• Task goal
Word for word, quote all of the material, omitting the pictures.

[Records with drawing code]

□ □ □ □

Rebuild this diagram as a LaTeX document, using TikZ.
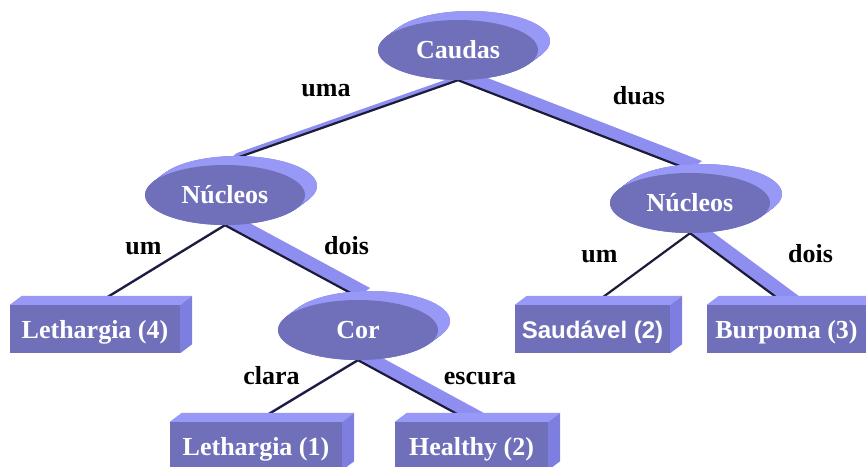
\documentclass[tikz,border=0pt]{standalone}
\usepackage{fontspec}
\setmainfont{Liberation Serif}
\newfontfamily\arialbf{Liberation Sans}
\usetikzlibrary{shapes.geometric,calc}
\pgfdeclarelayer{edges}
\pgfdeclarelayer{back}
\pgfsetlayers{edges,back,main}
\definecolor{frontc}{RGB}{112,112,186}
\definecolor{topc}{RGB}{152,152,246}
\definecolor{sidec}{RGB}{126,126,224}
\definecolor{bandc}{RGB}{142,142,240}
\definecolor{linec}{RGB}{28,28,58}
\newcommand{\treeconn}[2]{%
  \fill[bandc] (#1) -- (#2) -- ($(#2)+(12,-9)$) -- ($(#1)+(12,-9)$) -- cycle;
  \draw[linec, line width=2.2pt] (#1) -- (#2);}
\begin{document}
\begin{tikzpicture}[x=1pt,y=-1pt,
  bigfont/.style={font=\fontsize{26}{30}\selectfont\bfseries},
  ell/.style={ellipse, fill=frontc, minimum width=160pt, minimum height=60pt,
    inner sep=0pt, text=white, bigfont, text height=17pt, text depth=0pt},
  box/.style={rectangle, fill=frontc, minimum height=48pt, inner sep=0pt,
    text=white, bigfont, text height=18pt, text depth=0pt},
  lbl/.style={anchor=base, bigfont, text=black, inner sep=0pt}]
\useasboundingbox (0,0) rectangle (866,466);

% nodes (front faces)
\node[ell] (caudas) at (458,50) {Caudas};
\node[ell] (nucA) at (225,195) {Núcleos};
\node[ell] (nucB) at (690,203) {Núcleos};
\node[ell] (cor) at (358,330) {Cor};
\node[box, minimum width=170pt] (leth4) at (95,329) {Lethargia (4)};
\node[box, minimum width=155pt, font=\arialbf\fontsize{24}{28}\selectfont\bfseries, text height=19pt] (saud) at (592.5,329) {Saudável (2)};
\node[box, minimum width=159pt] (burp) at (786.5,329) {Burpoma (3)};
\node[box, minimum width=172pt] (leth1) at (256,446) {Lethargia (1)};
\node[box, minimum width=153pt] (heal) at (471.5,446) {Healthy (2)};

% connector end points
\coordinate (nucA-t) at ($(nucA.center)+(0,-33)$);
\coordinate (nucB-t) at ($(nucB.center)+(0,-33)$);
\coordinate (cor-t) at ($(cor.center)+(0,-33)$);

% 3D backs
\begin{pgfonlayer}{back}
\foreach \n in {caudas,nucA,nucB,cor}{
  \foreach \k in {0,1,...,20}
    \fill[sidec] ($(\n.center)+(\k*0.6,-\k*0.45)$) ellipse [x radius=80pt, y radius=30pt];
  \fill[topc] ($(\n.center)+(12,-9)$) ellipse [x radius=80pt, y radius=30pt];
}
\foreach \n in {leth4,saud,burp,leth1,heal}{
  \fill[topc] (\n.north west) -- ($(\n.north west)+(12,-9)$) -- ($(\n.north east)+(12,-9)$) -- (\n.north east) -- cycle;
  \fill[sidec] (\n.north east) -- ($(\n.north east)+(12,-9)$) -- ($(\n.south east)+(12,-9)$) -- (\n.south east) -- cycle;
}
\end{pgfonlayer}

% connectors
\begin{pgfonlayer}{edges}
\treeconn{caudas.south}{nucA-t}
\treeconn{caudas.south}{nucB-t}
\treeconn{nucA.south}{leth4.north}
\treeconn{nucA.south}{cor-t}
\treeconn{nucB.south}{saud.north}
\treeconn{nucB.south}{burp.north}
\treeconn{cor.south}{leth1.north}
\treeconn{cor.south}{heal.north}
\end{pgfonlayer}

% edge labels
\node[lbl] (l-uma) at (326,96) {uma};
\node[lbl] (l-duas) at (639,104) {duas};
\node[lbl] (l-um1) at (143.5,254) {um};
\node[lbl] (l-dois1) at (346.5,254) {dois};
\node[lbl] (l-clara) at (271.5,384) {clara};
\node[lbl] (l-escura) at (480,384) {escura};
\node[lbl] (l-um2) at (599.5,262) {um};
\node[lbl] (l-dois2) at (810.5,262) {dois};
\end{tikzpicture}
\end{document}
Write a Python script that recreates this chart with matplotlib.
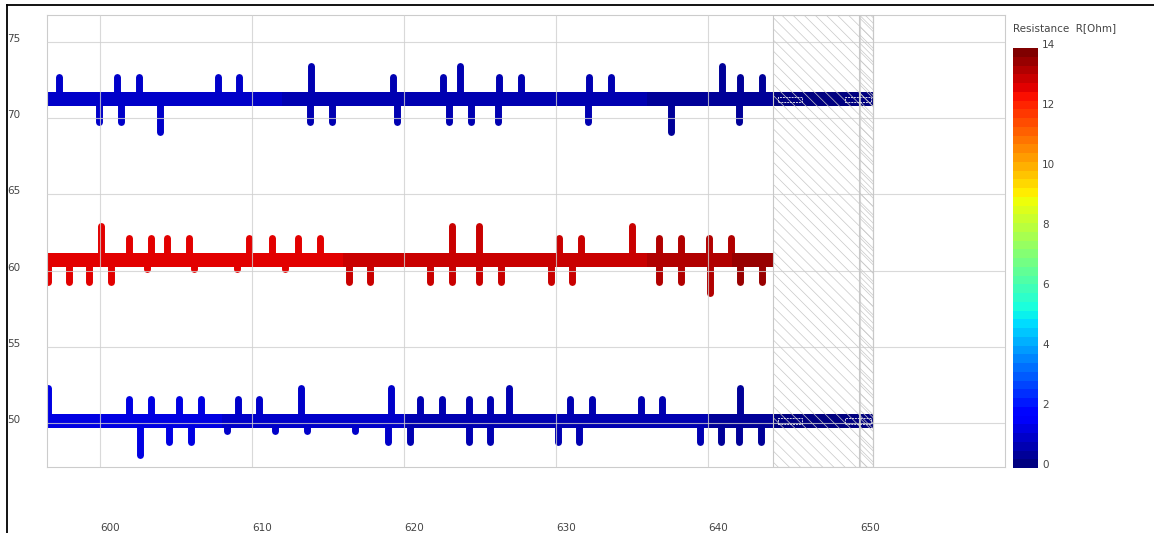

□ □ □ □

• The completed task
Rebuild this diagram as a LaTeX document, using TikZ.
\documentclass[tikz,border=0pt]{standalone}
\usepackage{fontspec}
\setmainfont{Liberation Serif}
\newfontfamily\arialbf{Liberation Sans}
\usetikzlibrary{shapes.geometric,calc}
\pgfdeclarelayer{edges}
\pgfdeclarelayer{back}
\pgfsetlayers{edges,back,main}
\definecolor{frontc}{RGB}{112,112,186}
\definecolor{topc}{RGB}{152,152,246}
\definecolor{sidec}{RGB}{126,126,224}
\definecolor{bandc}{RGB}{142,142,240}
\definecolor{linec}{RGB}{28,28,58}
\newcommand{\treeconn}[2]{%
  \fill[bandc] (#1) -- (#2) -- ($(#2)+(12,-9)$) -- ($(#1)+(12,-9)$) -- cycle;
  \draw[linec, line width=2.2pt] (#1) -- (#2);}
\begin{document}
\begin{tikzpicture}[x=1pt,y=-1pt,
  bigfont/.style={font=\fontsize{26}{30}\selectfont\bfseries},
  ell/.style={ellipse, fill=frontc, minimum width=160pt, minimum height=60pt,
    inner sep=0pt, text=white, bigfont, text height=17pt, text depth=0pt},
  box/.style={rectangle, fill=frontc, minimum height=48pt, inner sep=0pt,
    text=white, bigfont, text height=18pt, text depth=0pt},
  lbl/.style={anchor=base, bigfont, text=black, inner sep=0pt}]
\useasboundingbox (0,0) rectangle (866,466);

% nodes (front faces)
\node[ell] (caudas) at (458,50) {Caudas};
\node[ell] (nucA) at (225,195) {Núcleos};
\node[ell] (nucB) at (690,203) {Núcleos};
\node[ell] (cor) at (358,330) {Cor};
\node[box, minimum width=170pt] (leth4) at (95,329) {Lethargia (4)};
\node[box, minimum width=155pt, font=\arialbf\fontsize{24}{28}\selectfont\bfseries, text height=19pt] (saud) at (592.5,329) {Saudável (2)};
\node[box, minimum width=159pt] (burp) at (786.5,329) {Burpoma (3)};
\node[box, minimum width=172pt] (leth1) at (256,446) {Lethargia (1)};
\node[box, minimum width=153pt] (heal) at (471.5,446) {Healthy (2)};

% connector end points
\coordinate (nucA-t) at ($(nucA.center)+(0,-33)$);
\coordinate (nucB-t) at ($(nucB.center)+(0,-33)$);
\coordinate (cor-t) at ($(cor.center)+(0,-33)$);

% 3D backs
\begin{pgfonlayer}{back}
\foreach \n in {caudas,nucA,nucB,cor}{
  \foreach \k in {0,1,...,20}
    \fill[sidec] ($(\n.center)+(\k*0.6,-\k*0.45)$) ellipse [x radius=80pt, y radius=30pt];
  \fill[topc] ($(\n.center)+(12,-9)$) ellipse [x radius=80pt, y radius=30pt];
}
\foreach \n in {leth4,saud,burp,leth1,heal}{
  \fill[topc] (\n.north west) -- ($(\n.north west)+(12,-9)$) -- ($(\n.north east)+(12,-9)$) -- (\n.north east) -- cycle;
  \fill[sidec] (\n.north east) -- ($(\n.north east)+(12,-9)$) -- ($(\n.south east)+(12,-9)$) -- (\n.south east) -- cycle;
}
\end{pgfonlayer}

% connectors
\begin{pgfonlayer}{edges}
\treeconn{caudas.south}{nucA-t}
\treeconn{caudas.south}{nucB-t}
\treeconn{nucA.south}{leth4.north}
\treeconn{nucA.south}{cor-t}
\treeconn{nucB.south}{saud.north}
\treeconn{nucB.south}{burp.north}
\treeconn{cor.south}{leth1.north}
\treeconn{cor.south}{heal.north}
\end{pgfonlayer}

% edge labels
\node[lbl] (l-uma) at (326,96) {uma};
\node[lbl] (l-duas) at (639,104) {duas};
\node[lbl] (l-um1) at (143.5,254) {um};
\node[lbl] (l-dois1) at (346.5,254) {dois};
\node[lbl] (l-clara) at (271.5,384) {clara};
\node[lbl] (l-escura) at (480,384) {escura};
\node[lbl] (l-um2) at (599.5,262) {um};
\node[lbl] (l-dois2) at (810.5,262) {dois};
\end{tikzpicture}
\end{document}
Write a Python script that recreates this chart with matplotlib.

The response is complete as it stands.